* _Task directions_:
Take the lines from the top down to and including the one with "counts = [2, 2, 2, 4, 1, 2, 5]" and repeat them exactly. Omit images.
[start of Data excerpt]
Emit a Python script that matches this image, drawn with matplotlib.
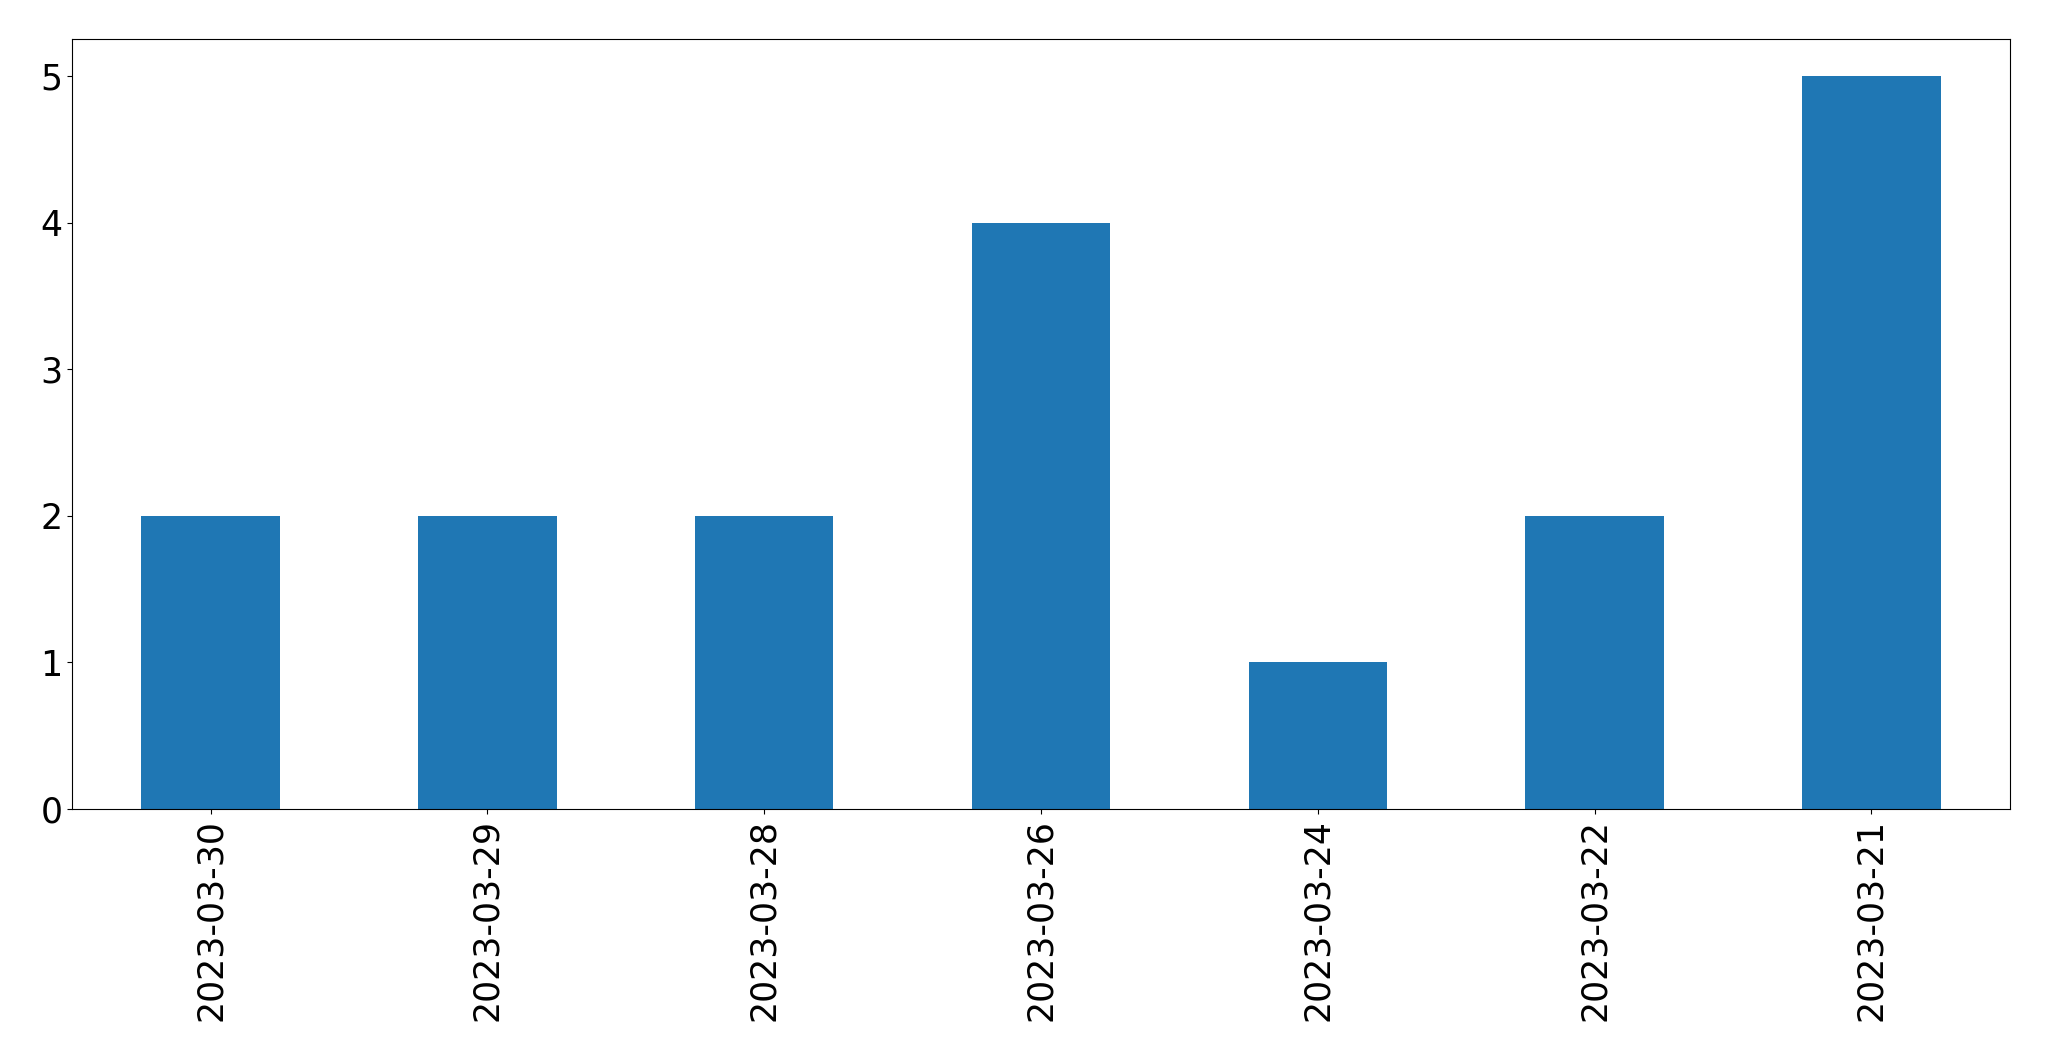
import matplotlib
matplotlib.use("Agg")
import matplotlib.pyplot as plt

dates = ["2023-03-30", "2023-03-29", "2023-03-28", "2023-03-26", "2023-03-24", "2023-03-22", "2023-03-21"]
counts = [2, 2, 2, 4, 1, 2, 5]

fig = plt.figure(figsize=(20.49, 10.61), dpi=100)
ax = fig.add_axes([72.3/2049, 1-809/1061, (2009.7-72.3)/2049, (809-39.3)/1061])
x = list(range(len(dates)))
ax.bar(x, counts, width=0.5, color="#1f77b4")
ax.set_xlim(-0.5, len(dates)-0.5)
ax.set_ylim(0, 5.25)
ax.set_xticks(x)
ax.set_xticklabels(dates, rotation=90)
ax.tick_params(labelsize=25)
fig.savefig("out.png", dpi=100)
[end of Data excerpt]
* _Full output_:
Emit a Python script that matches this image, drawn with matplotlib.
import matplotlib
matplotlib.use("Agg")
import matplotlib.pyplot as plt

dates = ["2023-03-30", "2023-03-29", "2023-03-28", "2023-03-26", "2023-03-24", "2023-03-22", "2023-03-21"]
counts = [2, 2, 2, 4, 1, 2, 5]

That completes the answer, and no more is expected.